The sacking of the Environment Canterbury board was an orchestrated coup conducted by the government on behalf of corporate irrigators.
From their overseas offices big agribusiness investors are piling on the pressure for more opportunities and better returns for their over-paid managers and impatient shareholders.
They are happy for their profits to be extracted at the expense of family farming, the Canterbury environment and democracy itself. The social and environmental damage is irrelevant to people who have never sighted the Canterbury plains and who wouldn’t know a braided river from an irrigation canal.
The government report prepared by former National cabinet minister Wyatt Creech said the board was dysfunctional and riven with political squabbling but even if this report were 100% correct, and this is hotly disputed even by critics of ECan, abolishing the board and replacing it with commissioners was an outrageous abuse of democracy.
If things were as bad as Environment Minister Nick Smith says then the government should have told the people of Canterbury and appealed to them to use their votes to fix it at the local body elections. The subsequent public debate would have clarified the issues, candidates would have declared their positions and Canterbury voters left to make their decision through the ballot box. The newly elected board would have been tasked with finding a way through the various competing interests for Canterbury’s water.
But the government wasn’t interested in voters getting in the way of the irrigators.
Papers released under the Official Information Act last week showed instead that it was working hard to find ways to overcome obstacles to the irrigators plans. Democracy was one of them.
So it abolished the board and installed Margaret Bazely with a group of development-friendly commissioners to help. No environmentalists need have applied. And just to make sure the irrigators get what they want, under section 31 of the new act, Nick Smith can suspend the Resource Management Act (RMA) for water moratoria and water conservation orders (river protection measures). In this way the government will be able to further restrict the rights of objectors to legally challenging ECan decisions which threaten the environment.
The government wants to change the face of the Canterbury environment forever. Margaret Bazely’s job is to put in place a water plan for Canterbury which favours development over the environment and which will be impossible to legally wind back by Cantabrians by the time they get the chance to elect the board again in 2013.
Aucklanders are facing a similar process with the development of the supercity where the government proposes to establish Council Controlled Organisations to run most council services at arm’s length from elected councillors. The undemocratic structure is developed before voters have a say.
Just to make absolutely sure we are in no doubt as to the government’s intentions Finance Minister Bill English said last week the government itself would provide the money for investment in damming Canterbury rivers for irrigation if the private sector couldn’t by itself guarantee enough profit for investors.

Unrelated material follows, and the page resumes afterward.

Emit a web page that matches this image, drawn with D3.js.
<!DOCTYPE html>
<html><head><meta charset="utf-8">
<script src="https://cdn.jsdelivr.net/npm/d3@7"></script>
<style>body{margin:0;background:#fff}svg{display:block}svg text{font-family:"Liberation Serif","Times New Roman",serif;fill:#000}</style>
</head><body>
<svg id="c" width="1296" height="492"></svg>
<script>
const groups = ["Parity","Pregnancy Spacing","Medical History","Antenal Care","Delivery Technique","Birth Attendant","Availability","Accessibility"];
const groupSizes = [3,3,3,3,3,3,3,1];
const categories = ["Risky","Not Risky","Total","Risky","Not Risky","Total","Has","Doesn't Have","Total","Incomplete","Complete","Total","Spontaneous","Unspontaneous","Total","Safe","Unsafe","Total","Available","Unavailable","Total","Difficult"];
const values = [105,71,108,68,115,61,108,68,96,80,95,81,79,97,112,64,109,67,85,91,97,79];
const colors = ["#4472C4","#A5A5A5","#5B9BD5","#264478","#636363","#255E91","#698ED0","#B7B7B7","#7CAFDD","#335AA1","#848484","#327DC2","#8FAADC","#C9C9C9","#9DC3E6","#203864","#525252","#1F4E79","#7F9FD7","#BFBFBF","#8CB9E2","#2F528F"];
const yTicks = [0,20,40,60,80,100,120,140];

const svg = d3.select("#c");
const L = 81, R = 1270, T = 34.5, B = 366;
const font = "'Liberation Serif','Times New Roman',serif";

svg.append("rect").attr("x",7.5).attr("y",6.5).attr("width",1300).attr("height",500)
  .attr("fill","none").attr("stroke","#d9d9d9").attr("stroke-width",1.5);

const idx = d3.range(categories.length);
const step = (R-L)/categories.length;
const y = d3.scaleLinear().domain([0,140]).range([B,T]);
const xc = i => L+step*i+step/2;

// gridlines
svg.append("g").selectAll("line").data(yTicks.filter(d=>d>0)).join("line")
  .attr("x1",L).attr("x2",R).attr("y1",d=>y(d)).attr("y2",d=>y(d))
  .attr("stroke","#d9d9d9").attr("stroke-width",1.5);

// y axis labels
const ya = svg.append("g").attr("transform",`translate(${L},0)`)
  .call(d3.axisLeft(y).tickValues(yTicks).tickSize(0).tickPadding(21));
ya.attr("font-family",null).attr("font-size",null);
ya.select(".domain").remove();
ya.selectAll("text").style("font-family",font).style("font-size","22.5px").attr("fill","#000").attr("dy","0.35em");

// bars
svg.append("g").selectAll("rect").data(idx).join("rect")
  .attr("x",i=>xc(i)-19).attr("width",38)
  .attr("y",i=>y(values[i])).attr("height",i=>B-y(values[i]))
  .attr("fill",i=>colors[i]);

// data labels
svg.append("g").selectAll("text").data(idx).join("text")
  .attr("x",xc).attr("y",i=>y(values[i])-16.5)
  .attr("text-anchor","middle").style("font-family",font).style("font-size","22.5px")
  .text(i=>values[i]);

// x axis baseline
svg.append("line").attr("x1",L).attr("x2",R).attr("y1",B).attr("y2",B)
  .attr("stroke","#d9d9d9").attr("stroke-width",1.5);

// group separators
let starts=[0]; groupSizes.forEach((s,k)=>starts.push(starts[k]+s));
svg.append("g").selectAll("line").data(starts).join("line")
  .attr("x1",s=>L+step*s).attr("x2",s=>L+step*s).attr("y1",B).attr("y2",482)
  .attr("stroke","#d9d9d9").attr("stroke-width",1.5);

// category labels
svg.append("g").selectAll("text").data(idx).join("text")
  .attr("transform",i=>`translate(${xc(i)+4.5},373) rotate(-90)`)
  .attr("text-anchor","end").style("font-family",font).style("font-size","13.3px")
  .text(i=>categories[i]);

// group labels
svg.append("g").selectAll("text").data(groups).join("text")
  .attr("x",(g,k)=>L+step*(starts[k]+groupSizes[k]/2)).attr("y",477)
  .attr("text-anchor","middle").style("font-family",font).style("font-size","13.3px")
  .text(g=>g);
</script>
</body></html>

The government was strongly advised not to take the dramatic action it did. Ministry of Justice Officials said the Creech-led review of the council did not justify bringing in commissioners and restricting any appeals on a regional plan and water conservation orders to points of law in the High Court.
Looked at more widely, whenever a government wants to make significant policy change it often does so by creating a crisis. National did this with claims about ACC before announcing big increases in levies as a way to make it more lucrative for private sector involvement.

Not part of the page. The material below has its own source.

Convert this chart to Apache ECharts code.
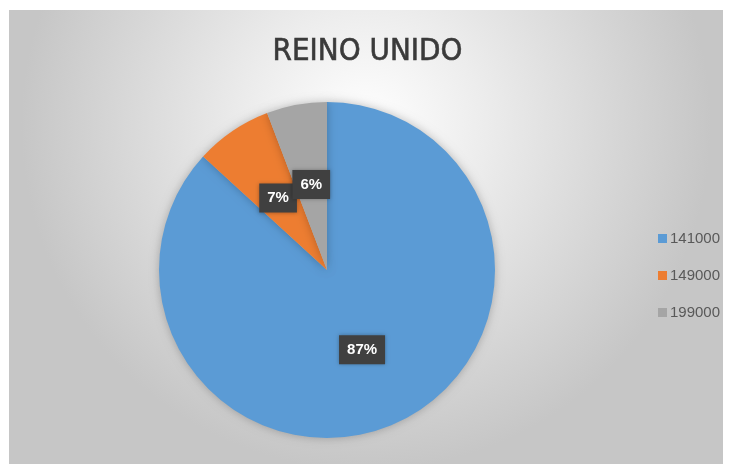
<!DOCTYPE html>
<html>
<head>
<meta charset="utf-8">
<script src="https://cdn.jsdelivr.net/npm/echarts@6/dist/echarts.min.js"></script>
<style>
  html, body { margin: 0; padding: 0; background: #ffffff; }
  #chart { width: 735px; height: 464px; }
</style>
</head>
<body>
<div id="chart"></div>
<script>
var categories = ['141000', '149000', '199000'];
var values = [86.8, 7.4, 5.8];
var colors = ['#5B9BD5', '#ED7D31', '#A5A5A5'];

var pieData = categories.map(function (c, i) {
    return { name: c, value: values[i], itemStyle: { color: colors[i] } };
});

var myChart = echarts.init(document.getElementById('chart'));
var option = {
    backgroundColor: '#ffffff',
    animation: false,
    graphic: [{
        type: 'rect',
        z: -10,
        silent: true,
        shape: { x: 9, y: 10, width: 714, height: 460 },
        style: {
            fill: {
                type: 'radial', x: 0.5, y: 0.25, r: 0.75,
                colorStops: [
                    { offset: 0, color: '#ffffff' },
                    { offset: 0.35, color: '#ececec' },
                    { offset: 1, color: '#c6c6c6' }
                ]
            }
        }
    }],
    title: {
        text: 'REINO UNIDO',
        left: 'center',
        top: 31,
        textStyle: {
            fontFamily: 'DejaVu Sans Condensed, sans-serif',
            fontSize: 31,
            fontWeight: 'normal',
            color: '#3a3a3a',
            textBorderColor: '#3a3a3a',
            textBorderWidth: 0.6
        }
    },
    legend: {
        orient: 'vertical',
        left: 653,
        top: 226,
        itemWidth: 9,
        itemHeight: 9,
        itemGap: 22,
        icon: 'rect',
        data: categories,
        textStyle: { color: '#595959', fontSize: 15, fontFamily: 'Liberation Sans, sans-serif', padding: [0, 0, 0, -2] }
    },
    series: [{
        type: 'pie',
        center: [327, 270],
        radius: 168,
        startAngle: 90,
        clockwise: true,
        data: pieData,
        labelLayout: { hideOverlap: false },
        itemStyle: {
            shadowBlur: 10,
            shadowColor: 'rgba(0,0,0,0.25)'
        },
        label: {
            show: true,
            position: 'inside',
            formatter: function (p) { return Math.round(p.value) + '%'; },
            color: '#ffffff',
            fontSize: 15,
            fontWeight: 'bold',
            fontFamily: 'Liberation Sans, sans-serif',
            backgroundColor: '#404040',
            padding: [7, 8],
            shadowBlur: 4,
            shadowColor: 'rgba(0,0,0,0.3)'
        },
        labelLine: { show: false },
        emphasis: { disabled: true }
    }]
};
myChart.setOption(option);
</script>
</body>
</html>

In the ECan case the “crisis” was created by commissioning a report on the workings of the board. Who better to do so than former National government minister and dairy industry heavyweight Wyatt Creech? It was like asking a weasel to check on kiwi eggs.
Creech quickly prepared a report which gave the government ammunition to declare a crisis and abolish the board.
And it won’t be just the voters who can expect to be shafted through this decision. Don’t be surprised to hear moves to contract out ECan work to the private sector. Neo-liberals claim contracting out is more efficient but any so-called efficiencies are gained by reducing pay and conditions of employment.
A more insidious impact of the decision will be its chilling effect on democracy elsewhere in the country. Other elected boards will know they could suffer the same fate if they stand in the way of development.
In the meantime it’s reassuring to see Canterbury residents angry about the decision. Turning opposition into effective action is the next step.